Data Cleaning and Curating for R&D

Case Study

Pfizer is one of the world’s largest research & development biopharmaceutical companies, striving to set the standard for quality, safety and value in the drug development and manufacture of health care products. Pfizer’s global portfolio includes medicines and vaccines as well as many consumer health care products. Pfizer colleagues work together across a wide range of medical disciplines to advance wellness, preventions, treatments and cures to bring therapies to people that extend and significantly improve their lives.

The Challenge

Pfizer has been using model-based meta-analysis (MBMA) as one of its strategies for decision making in their drug development. In many disease indications, there is an immense amount of publically available information on approved drugs as well as those currently in development. Accumulation and integration of this clinical trial data is very useful to understand the disease and treatment options. Quantification of the efficacy and safety of those available treatments and then benchmarking such data with an investigational drug provides invaluable information for critical decision making for development teams.

Since 2006, Pfizer has been developing literature databases covering more than 70 disease indications. They use a third party provider to extract data from publically available information sources (e.g. journals, conference proceedings) to digitize into standardized datasets. Pfizer has developed a standardized process for literature search, review, data capturing and archiving into its central repository thus enabling a high quality and consistent format. However, the majority of the data cleaning and curation process is still a manual process; the analyst needs to check the data, go back to the original paper if necessary and make the final data selections for data curation so that the dataset is ready for analysis. As such, the cleaning and curation process can be both difficult and time consuming. Pfizer required a user friendly (yet easily modifiable by the end user) application to assist with this process.

The Solution

The key aim of the application was to provide the users with an easy to use visualization tool for data cleaning and curation. Mango worked with Pfizer to understand and prioritise features of the application and delivered many of these initial features plus more than the original requirements in a proof of concept stage using the R framework for web applications: Shiny.

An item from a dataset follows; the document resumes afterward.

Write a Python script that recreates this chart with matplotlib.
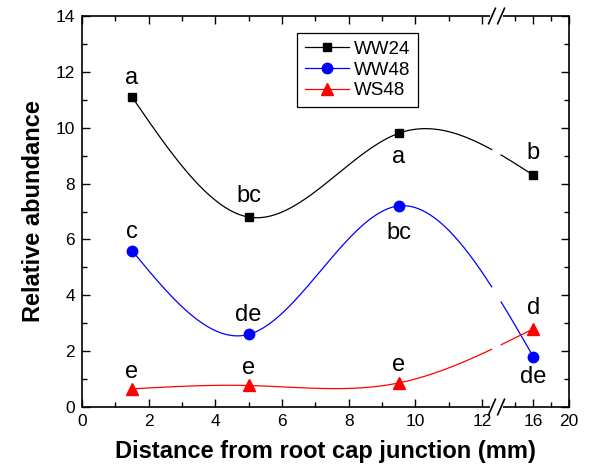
import numpy as np
import matplotlib
matplotlib.use("Agg")
import matplotlib.pyplot as plt
from matplotlib.lines import Line2D
from matplotlib.ticker import FixedLocator

plt.rcParams['font.family'] = ['Liberation Sans', 'DejaVu Sans']

# Measured relative abundance along the root
distance = [1.5, 5.0, 9.5, 16.0]
ww24 = [11.1, 6.8, 9.8, 8.3]
ww48 = [5.6, 2.6, 7.2, 1.8]
ws48 = [0.65, 0.77, 0.86, 2.8]

# Significance letters
ww24_letters = ['a', 'bc', 'a', 'b']
ww48_letters = ['c', 'de', 'bc', 'de']
ws48_letters = ['e', 'e', 'e', 'd']

x_major = [0, 2, 4, 6, 8, 10, 12, 16, 20]
x_minor = [1, 3, 5, 7, 9, 11, 14, 18]

# Broken x axis: linear up to the break, compressed after it
seg_x = [0.0, 12.3, 12.6, 16.0, 20.0]
seg_u = [0.0, 410.0, 420.9, 451.3, 487.0]
BREAK_LO, BREAK_HI = 12.3, 12.55


def fwd(x):
    return np.interp(x, seg_x, seg_u)


def inv(u):
    return np.interp(u, seg_u, seg_x)


def natural_spline(xk, yk, xs):
    xk = np.asarray(xk, float)
    yk = np.asarray(yk, float)
    n = len(xk)
    h = np.diff(xk)
    A = np.zeros((n, n))
    r = np.zeros(n)
    A[0, 0] = A[-1, -1] = 1.0
    for i in range(1, n - 1):
        A[i, i - 1] = h[i - 1]
        A[i, i] = 2 * (h[i - 1] + h[i])
        A[i, i + 1] = h[i]
        r[i] = 3 * ((yk[i + 1] - yk[i]) / h[i] - (yk[i] - yk[i - 1]) / h[i - 1])
    c = np.linalg.solve(A, r)
    b = (yk[1:] - yk[:-1]) / h - h * (2 * c[:-1] + c[1:]) / 3
    d = (c[1:] - c[:-1]) / (3 * h)
    idx = np.clip(np.searchsorted(xk, xs) - 1, 0, n - 2)
    t = xs - xk[idx]
    return yk[idx] + b[idx] * t + c[idx] * t ** 2 + d[idx] * t ** 3


fig = plt.figure(figsize=(5.99, 4.75), dpi=100)
ax = fig.add_axes([82 / 599, 1 - 407 / 475, 487 / 599, 391 / 475])
ax.set_xscale('function', functions=(fwd, inv))
ax.set_xlim(0, 20)
ax.set_ylim(0, 14)

series = [
    (ww24, 'black', 's', 6, 'WW24', ww24_letters, [19, 21, -24, 22]),
    (ww48, 'blue', 'o', 7.5, 'WW48', ww48_letters, [19, 19, -27, -20]),
    (ws48, 'red', '^', 8.5, 'WS48', ws48_letters, [17, 17, 18, 21]),
]

u_knots = fwd(np.array(distance))
u_fine = np.linspace(u_knots[0], u_knots[-1], 800)
x_fine = inv(u_fine)

for vals, col, mk, ms, name, letters, offs in series:
    y_fine = natural_spline(u_knots, vals, u_fine)
    y_plot = np.where((x_fine > BREAK_LO) & (x_fine < BREAK_HI), np.nan, y_fine)
    ax.plot(x_fine, y_plot, color=col, lw=0.9, zorder=2)
    ax.plot(distance, vals, linestyle='none', marker=mk, ms=ms, color=col,
            mec=col, zorder=3)
    ax.plot([], [], color=col, lw=0.9, marker=mk, ms=ms, label=name)
    for xv, yv, txt, off in zip(distance, vals, letters, offs):
        ax.annotate(txt, (xv, yv), xytext=(0, off * 0.72), textcoords='offset points',
                    ha='center', va='center', fontsize=17, zorder=4)

ax.xaxis.set_major_locator(FixedLocator(x_major))
ax.xaxis.set_minor_locator(FixedLocator(x_minor))
ax.set_xticklabels([str(v) for v in x_major])
ax.set_yticks(np.arange(0, 15, 2))
ax.set_yticks(np.arange(1, 14, 2), minor=True)

ax.tick_params(which='both', direction='in', top=True, right=True,
               width=1.0, labelsize=12.5, pad=5, colors='black')
ax.tick_params(which='major', length=5.8)
ax.tick_params(which='minor', length=3.6)

for side in ['left', 'right']:
    ax.spines[side].set_linewidth(1.2)
ax.spines['top'].set_visible(False)
ax.spines['bottom'].set_visible(False)

# Top and bottom axis lines with a gap and slashes at the break
trans = ax.transData
x0_disp = trans.transform((0, 0))[0]
x1_disp = trans.transform((20, 0))[0]
gap_l = trans.transform((12.24, 0))[0]
gap_r = trans.transform((12.6, 0))[0]
sl1 = trans.transform((BREAK_LO, 0))[0]
sl2 = trans.transform((BREAK_HI, 0))[0]
for ypos in [0, 14]:
    yd = trans.transform((0, ypos))[1]
    for xa, xb in [(x0_disp, gap_l), (gap_r, x1_disp)]:
        fig.add_artist(Line2D([xa, xb], [yd, yd], color='black', lw=1.2,
                              transform=None, solid_capstyle='butt'))
    for xc in [sl1, sl2]:
        fig.add_artist(Line2D([xc - 3.4, xc + 3.4], [yd - 7.7, yd + 7.7],
                              color='black', lw=1.2, transform=None))

leg = ax.legend(loc='upper left', bbox_to_anchor=(0.4415, 0.9565), borderaxespad=0,
                fontsize=13.5, handlelength=2.35, handletextpad=0.3,
                borderpad=0.4, labelspacing=0.2, fancybox=False, framealpha=1)
leg.get_frame().set_edgecolor('black')
leg.get_frame().set_linewidth(0.9)

ax.set_xlabel('Distance from root cap junction (mm)', fontsize=17, fontweight='bold',
              labelpad=8)
ax.set_ylabel('Relative abundance', fontsize=17, fontweight='bold', labelpad=8)

fig.savefig('out.png', dpi=100)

The newly designed interface allows users to quickly view the plots by paper, and users can switch the endpoint for the plots or create multi-panel plots by selecting x- and y- variables. It also adds flexibility to select (or de-select) columns by just few clicks and the column names (encoded) are matched up with column descriptions for easier selection (or de-selection). When it came to selecting the data point, the users had even more functionality, all based around an interactive graphic and table powered by Shiny. For example, users are able to select rows by simply clicking the point on the graphic with zoom and pan features making it easy to distinguish between points. Alternatively by scrolling through the table and selecting a row they could remove it from the data. The tool was implemented in R using Shiny meaning that the code is easy for end users to modify.

Business Benefits

The Shiny MBMA tool created by Mango has facilitated the process of data cleaning and curation, making it quicker, easier and more efficient for analysts at Pfizer. This is all done within a single application; after uploading the data in to Shiny app, the analyst is able to view the plots, clean the data, and select the columns with the interactive interface. Then the analysis-ready data can be exported. Further analysis stages can easily be added on to the application in the form of additional screens at any time as required.

The Shiny application provides benefits for the MBMA process, it saves tremendous time and effort as the quantitative understanding of the disease is critical for decision making in drug development at Pfizer.

‘The data cleaning and curation for MBMA was time-consuming and cumbersome because we needed to go back to the original paper to make sure that the data was correctly captured, and we need to understand what exactly was captured in the dataset out of more than 200 columns. This app makes it so much easier to create plots, check the data, and select/de-select the data points or columns we need for analysis. The app also has one click button to create a BibTex file (bibliography for the dataset), which saves us a day of tedious work.’